Projects
Optimized AI control for autonomous search-and-rescue robots
Responding to disasters via systematic search-and-rescue planning is a major challenge that involves life threatening risks for human rescuers. In recent years, new technologies have been developed to develop robots that help human rescuers in a team. In particular, search-and-rescue robots face uncertainties such as smoke or darkness that affect the performance of on-board visual sensors. Unpredictable human behaviours (other rescuers and victims) can also influence the robot’s decisions. In search-and-rescue missions the actions of the robots should be optimized in order to save more victims in a shorter time. In his PhD project ‘Optimized AI control for autonomous search-and-rescue robots’, Mirko Baglioni is working on robust and stochastic model predictive control approaches for autonomous control of search-and-rescue robots in uncertain situations.
Integrated adaptive and AI-based control for socially assistive robots
In this PhD project, Shanza Zafar is developing control approaches that are capable of efficient and engaging cognitive humanrobot interactions, particularly for applications in healthcare concerning cognitive assistance. The resulting robots should act like human experts, i.e. the robot should adapt its behaviour for various people and according to the variations in their mood, progress, and goals. Shanza Zafar is working on the integration of Markov Decision Processes and AI-based decision-making approaches to develop the autonomous decision-making module of such socially assistive robots.
Mutual trust in human-AI teams
Mutual trust, close-loop communication and shared mental models are considered to be required coordinating mechanisms for effective teamwork in human teams in an organizational context. In teams combining humans and artificial intelligence (human-AI teams), however, it is still a challenge to implement mechanisms that suit the team dynamics. Achieving mutual trust in human-AI teams (i.e. teammates trusting each other) means developing artificial agents that can reason about and promote appropriate mutual trust. These agents should not only be trustworthy, but should also know when to trust a human teammate (to complete a certain task, for example). In this project, we study trust as a tool that enables artificial agents to predict task outcomes in the context of human-AI teamwork. In particular, we want to build human mental models that express human trustworthiness in this context, taking into account factors such as human teammates’ tasks and environmental characteristics.
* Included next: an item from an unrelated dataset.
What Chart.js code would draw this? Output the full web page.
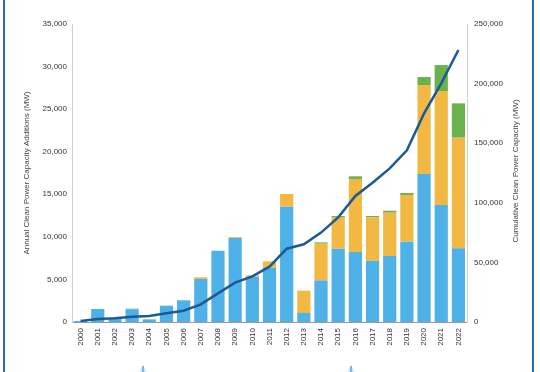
<!DOCTYPE html>
<html>
<head>
<meta charset="utf-8">
<script src="https://cdn.jsdelivr.net/npm/chart.js@4/dist/chart.umd.min.js"></script>
<style>
  body { margin: 0; background: #fff; }
  #wrap { position: relative; width: 540px; height: 372px; }
  .edge { position: absolute; top: 0; width: 2px; height: 372px; background: #2a6db0; }
  .tip { position: absolute; top: 366px; width: 0; height: 0;
         border-left: 4px solid transparent; border-right: 4px solid transparent;
         border-bottom: 6px solid #cfe6f5; }
  .tip::after { content: ''; position: absolute; left: -1px; top: 0; width: 2px; height: 6px; background: #7fb7de; }
</style>
</head>
<body>
<div id="wrap">
  <canvas id="chart" width="540" height="372"></canvas>
  <div class="edge" style="left:3px"></div>
  <div class="edge" style="left:532px"></div>
  <div class="tip" style="left:139px"></div>
  <div class="tip" style="left:347px"></div>
</div>
<script>
// Data
var years = ['2000', '2001', '2002', '2003', '2004', '2005', '2006', '2007', '2008', '2009', '2010', '2011',
             '2012', '2013', '2014', '2015', '2016', '2017', '2018', '2019', '2020', '2021', '2022'];

var blueAdds = [120, 1530, 430, 1500, 310, 1920, 2550, 5050, 8380, 9870, 5290, 6380,
                13550, 1060, 4890, 8610, 8220, 7170, 7750, 9440, 17380, 13740, 8650];
var yellowAdds = [0, 0, 0, 0, 0, 0, 0, 200, 0, 100, 200, 750,
                  1490, 2620, 4310, 3720, 8580, 5130, 5090, 5480, 10450, 13390, 13000];
var greenAdds = [0, 0, 0, 60, 0, 0, 0, 0, 0, 0, 0, 0,
                 0, 0, 150, 120, 310, 150, 230, 230, 940, 3050, 4030];
var cumulative = [900, 2500, 3100, 4500, 5000, 7300, 9500, 14800, 24000, 33000, 38300, 46400,
                  61500, 65200, 75000, 87800, 105700, 116900, 128900, 144000, 175000, 200200, 228200];

var rightTitle = 'Cumulative Clean Power Capacity (MW)';

var tickFont = { family: 'Liberation Sans', size: 8 };
var titleFont = { family: 'Liberation Sans', size: 8 };

function commas(v) {
    return v.toLocaleString('en-US');
}

// Right axis title reads bottom-to-top like the left one
var rightTitlePlugin = {
    id: 'rightTitle',
    afterDraw: function(chart) {
        var c = chart.ctx;
        var area = chart.chartArea;
        c.save();
        c.translate(516, (area.top + area.bottom) / 2 - 2);
        c.rotate(-Math.PI / 2);
        c.font = '8px "Liberation Sans"';
        c.fillStyle = '#444';
        c.textAlign = 'center';
        c.textBaseline = 'middle';
        c.fillText(rightTitle, 0, 0);
        c.restore();
    }
};

var ctx = document.getElementById('chart').getContext('2d');

var chart = new Chart(ctx, {
    type: 'bar',
    data: {
        labels: years,
        datasets: [
            {
                type: 'line',
                data: cumulative,
                yAxisID: 'y1',
                borderColor: '#1d5a95',
                borderWidth: 2.5,
                pointRadius: 0,
                tension: 0,
                order: 0
            },
            { data: blueAdds, backgroundColor: '#4eb1e7', stack: 'a', order: 1 },
            { data: yellowAdds, backgroundColor: '#f1b944', stack: 'a', order: 1 },
            { data: greenAdds, backgroundColor: '#6ab24d', stack: 'a', order: 1 }
        ]
    },
    plugins: [rightTitlePlugin],
    options: {
        responsive: false,
        animation: false,
        barPercentage: 0.77,
        categoryPercentage: 1,
        layout: { padding: { left: 22, right: 23, top: 24, bottom: 0 } },
        plugins: {
            legend: { display: false },
            tooltip: { enabled: false }
        },
        scales: {
            x: {
                stacked: true,
                grid: { display: false, drawTicks: false },
                border: { color: '#9a9a9a', width: 1 },
                ticks: {
                    font: tickFont,
                    color: '#333',
                    minRotation: 90,
                    maxRotation: 90,
                    padding: 6,
                    autoSkip: false
                },
                afterFit: function(scale) { scale.height = 50; }
            },
            y: {
                stacked: true,
                position: 'left',
                min: 0,
                max: 35000,
                grid: { display: false, drawTicks: false },
                border: { color: '#cfcfcf', width: 1 },
                ticks: {
                    stepSize: 5000,
                    font: tickFont,
                    color: '#333',
                    padding: 5,
                    callback: function(v) { return commas(v); }
                },
                title: {
                    display: true,
                    text: 'Annual Clean Power Capacity Additions (MW)',
                    font: titleFont,
                    color: '#444',
                    padding: { top: 0, bottom: 4 }
                },
                afterFit: function(scale) { scale.width = 50; }
            },
            y1: {
                position: 'right',
                min: 0,
                max: 250000,
                grid: { display: false, drawTicks: false },
                border: { color: '#cfcfcf', width: 1 },
                ticks: {
                    stepSize: 50000,
                    font: tickFont,
                    color: '#333',
                    padding: 7,
                    callback: function(v) { return commas(v); }
                },
                afterFit: function(scale) { scale.width = 50; }
            }
        }
    }
});
</script>
</body>
</html>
Explainable and controllable AI in human-AI teams
AI systems are becoming more and more autonomous and intelligent, making them very suitable partners for humans in so called human-AI teams. However, this increase in autonomy and intelligence does not come without a cost. These complex systems are often considered to be black boxes that can execute difficult tasks and make important decisions without clear insights into their underlying mechanisms. In this project, we investigate how to make such systems understandable to their human teammates, for example by transforming decision traces to clear explanations. We also seek to ensure a degree of human control over these autonomous systems, addressing issues such as accountability. The project will explore how to make these systems dynamic by considering both user and context, with the goal of being understandable and controllable.